[Collected data entries]
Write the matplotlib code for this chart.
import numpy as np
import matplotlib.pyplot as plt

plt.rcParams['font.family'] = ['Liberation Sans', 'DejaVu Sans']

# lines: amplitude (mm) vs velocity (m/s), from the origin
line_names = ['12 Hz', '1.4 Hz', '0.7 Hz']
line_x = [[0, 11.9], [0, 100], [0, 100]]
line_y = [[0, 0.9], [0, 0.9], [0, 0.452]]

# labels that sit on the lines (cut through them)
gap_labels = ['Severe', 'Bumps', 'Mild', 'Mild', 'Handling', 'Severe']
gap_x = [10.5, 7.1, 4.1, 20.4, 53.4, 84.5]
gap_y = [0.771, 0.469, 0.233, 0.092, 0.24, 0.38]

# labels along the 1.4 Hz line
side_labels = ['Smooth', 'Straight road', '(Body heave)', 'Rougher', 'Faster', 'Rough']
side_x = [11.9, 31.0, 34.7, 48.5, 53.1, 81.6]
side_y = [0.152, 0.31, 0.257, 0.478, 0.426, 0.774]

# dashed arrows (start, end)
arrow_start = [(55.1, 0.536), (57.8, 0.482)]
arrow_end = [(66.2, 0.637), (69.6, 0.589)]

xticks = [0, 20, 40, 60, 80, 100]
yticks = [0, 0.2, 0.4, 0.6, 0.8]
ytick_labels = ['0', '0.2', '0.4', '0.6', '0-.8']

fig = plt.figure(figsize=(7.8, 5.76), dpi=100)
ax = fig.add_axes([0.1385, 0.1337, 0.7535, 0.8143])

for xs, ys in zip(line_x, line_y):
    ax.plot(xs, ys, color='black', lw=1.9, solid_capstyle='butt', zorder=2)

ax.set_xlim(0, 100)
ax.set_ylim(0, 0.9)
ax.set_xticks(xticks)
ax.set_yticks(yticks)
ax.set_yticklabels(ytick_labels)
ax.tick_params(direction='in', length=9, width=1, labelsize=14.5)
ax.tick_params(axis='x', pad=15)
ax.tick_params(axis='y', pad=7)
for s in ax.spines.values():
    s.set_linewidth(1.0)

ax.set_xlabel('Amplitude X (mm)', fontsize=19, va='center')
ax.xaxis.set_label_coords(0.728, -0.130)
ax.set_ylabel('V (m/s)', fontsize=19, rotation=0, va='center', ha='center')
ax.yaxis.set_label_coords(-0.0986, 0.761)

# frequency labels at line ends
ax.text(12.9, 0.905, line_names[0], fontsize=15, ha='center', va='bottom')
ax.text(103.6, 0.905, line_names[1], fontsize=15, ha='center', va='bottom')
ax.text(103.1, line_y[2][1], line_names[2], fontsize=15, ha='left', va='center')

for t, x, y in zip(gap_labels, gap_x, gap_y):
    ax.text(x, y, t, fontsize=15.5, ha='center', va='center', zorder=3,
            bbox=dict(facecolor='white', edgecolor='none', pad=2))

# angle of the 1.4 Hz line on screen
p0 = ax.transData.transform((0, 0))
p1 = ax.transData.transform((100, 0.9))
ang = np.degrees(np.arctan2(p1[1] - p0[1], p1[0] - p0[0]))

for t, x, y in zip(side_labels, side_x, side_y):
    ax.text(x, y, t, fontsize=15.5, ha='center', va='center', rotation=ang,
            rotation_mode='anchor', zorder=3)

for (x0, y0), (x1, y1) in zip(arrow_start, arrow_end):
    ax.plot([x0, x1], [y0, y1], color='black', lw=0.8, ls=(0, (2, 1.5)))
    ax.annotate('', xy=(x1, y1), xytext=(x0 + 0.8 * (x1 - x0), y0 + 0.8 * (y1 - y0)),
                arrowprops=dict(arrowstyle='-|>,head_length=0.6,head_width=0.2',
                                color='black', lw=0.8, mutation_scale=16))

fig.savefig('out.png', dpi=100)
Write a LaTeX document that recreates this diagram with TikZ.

Stated task:
Copy the records above exactly, from the first line through the line containing "plt.rcParams['font.family'] = ['Liberation", and include nothing else.

Correct response:
Write the matplotlib code for this chart.
import numpy as np
import matplotlib.pyplot as plt

plt.rcParams['font.family'] = ['Liberation Sans', 'DejaVu Sans']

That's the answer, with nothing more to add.